To date, systems for detecting and mitigating DoS or DDoS attacks have been few. Some prior systems or solutions have individually used or proposed different tools or software, sometimes in the form of so-called firewalls, in an attempt to combat such attacks. These tools or software may include: systems that detect half-open connections that are typically caused by many attacks; systems that compare headers of packets to specific, known flood attack headers; or systems that monitor data packet flow that is above average or that exceed various thresholds.
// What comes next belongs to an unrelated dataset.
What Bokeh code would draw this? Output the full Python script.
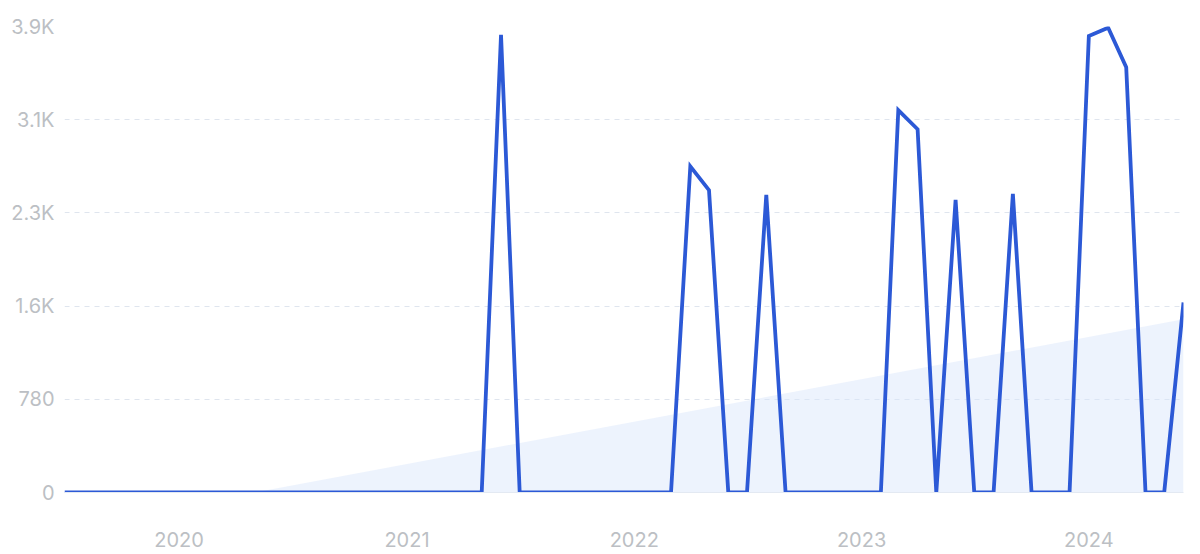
import pandas as pd
from bokeh.plotting import figure
from bokeh.models import FixedTicker, ColumnDataSource
from bokeh.embed import file_html
from bokeh.resources import INLINE

# Monthly series, Jul 2019 .. Jun 2024
months = [d.strftime("%Y-%m-%d") for d in pd.date_range("2019-07-01", "2024-06-01", freq="MS")]
values = [
    0, 0, 0, 0, 0, 0,            # 2019 Jul-Dec
    0, 0, 0, 0, 0, 0,            # 2020 Jan-Jun
    0, 0, 0, 0, 0, 0,            # 2020 Jul-Dec
    0, 0, 0, 0, 0, 3830,         # 2021 Jan-Jun
    0, 0, 0, 0, 0, 0,            # 2021 Jul-Dec
    0, 0, 0, 2730, 2530, 0,      # 2022 Jan-Jun
    0, 2490, 0, 0, 0, 0,         # 2022 Jul-Dec
    0, 0, 3200, 3040, 0, 2450,   # 2023 Jan-Jun
    0, 0, 2500, 0, 0, 0,         # 2023 Jul-Dec
    3820, 3890, 3560, 0, 0, 1590 # 2024 Jan-Jun
]

trend_dates = ["2020-05-01", "2024-06-01"]
trend_values = [0, 1450]

y_ticks = [0, 780, 1560, 2340, 3120, 3900]
y_tick_labels = ["0", "780", "1.6K", "2.3K", "3.1K", "3.9K"]
x_tick_years = ["2020-01-01", "2021-01-01", "2022-01-01", "2023-01-01", "2024-01-01"]
x_tick_labels = ["2020", "2021", "2022", "2023", "2024"]

src = ColumnDataSource(dict(x=pd.to_datetime(months), y=values))
tsrc = ColumnDataSource(dict(x=pd.to_datetime(trend_dates), y1=[0, 0], y2=trend_values))

x0 = pd.Timestamp(months[0])
x1 = pd.Timestamp(months[-1])

p = figure(width=1192, height=552, x_axis_type="datetime",
           x_range=(x0, x1), y_range=(0, 3900),
           output_backend="svg", toolbar_location=None,
           min_border_left=64, min_border_right=9,
           min_border_top=26, min_border_bottom=60)
p.outline_line_color = None
p.background_fill_color = "white"
p.border_fill_color = "white"

p.varea(x="x", y1="y1", y2="y2", source=tsrc, fill_color="#d6e5fb", fill_alpha=0.45)
p.line(x="x", y="y", source=src, line_color="#2c59d6", line_width=3.8, line_join="miter")

font = "Inter"
lab_color = "#bcbfc4"

# Y axis
p.yaxis.ticker = FixedTicker(ticks=y_ticks)
p.yaxis.major_label_overrides = {t: l for t, l in zip(y_ticks, y_tick_labels)}
p.yaxis.axis_line_color = None
p.yaxis.major_tick_line_color = None
p.yaxis.minor_tick_line_color = None
p.yaxis.major_tick_out = 0
p.yaxis.major_tick_in = 0
p.yaxis.major_label_standoff = 10
p.yaxis.major_label_text_font = font
p.yaxis.major_label_text_font_size = "20px"
p.yaxis.major_label_text_color = lab_color

# X axis
xt = [pd.Timestamp(d).value / 1e6 for d in x_tick_years]
p.xaxis.ticker = FixedTicker(ticks=xt)
p.xaxis.major_label_overrides = {t: l for t, l in zip(xt, x_tick_labels)}
p.xaxis.axis_line_color = "#e3e9f2"
p.xaxis.axis_line_width = 1
p.xaxis.major_tick_line_color = None
p.xaxis.minor_tick_line_color = None
p.xaxis.major_label_standoff = 33
p.xaxis.major_label_text_font = font
p.xaxis.major_label_text_font_size = "20px"
p.xaxis.major_label_text_color = lab_color

# Grid
p.xgrid.grid_line_color = None
p.ygrid.ticker = FixedTicker(ticks=y_ticks)
p.ygrid.grid_line_color = "#dfe5ee"
p.ygrid.grid_line_dash = "5 5"
p.ygrid.grid_line_width = 1

open("out.html", "w").write(file_html(p, INLINE))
However, while these prior systems have experienced some success, such success has been limited. For example, typical systems attempt to prevent attacks from one or more computers, each of which having one source, and each targeted toward a single computer. These prior systems typically require identification of the source computers involved in the attacks, as well as the target, to compare duplicate source and target values to threshold values at the network or lower layers of the open system interconnect (OSI) model. If the attack detection tools are successfully spoofed at lower levels of the OSI model, this leaves higher levels of the OSI model, such as the application layer, vulnerable to subsequent attacks. This is true, because the prior systems assume that the data passing through a connection is safe after it has passed through the tools at the lower layers.
Thus, none of the prior systems provide for reliable universal protection of many computer systems or nodes through one access point, regardless of the source and target of an attack. Further, none of the prior systems provide for reliable universal protection of several computer systems or nodes at the same time, or after a connection has been deemed as safe using typical tools at lower levels of the OSI model.
Finally, none of the prior systems provide for reliable protection of DNS servers to prevent whole networks from becoming non-operational. Accordingly, there is a need in the art for a system and method that solves the problems associated with such prior systems.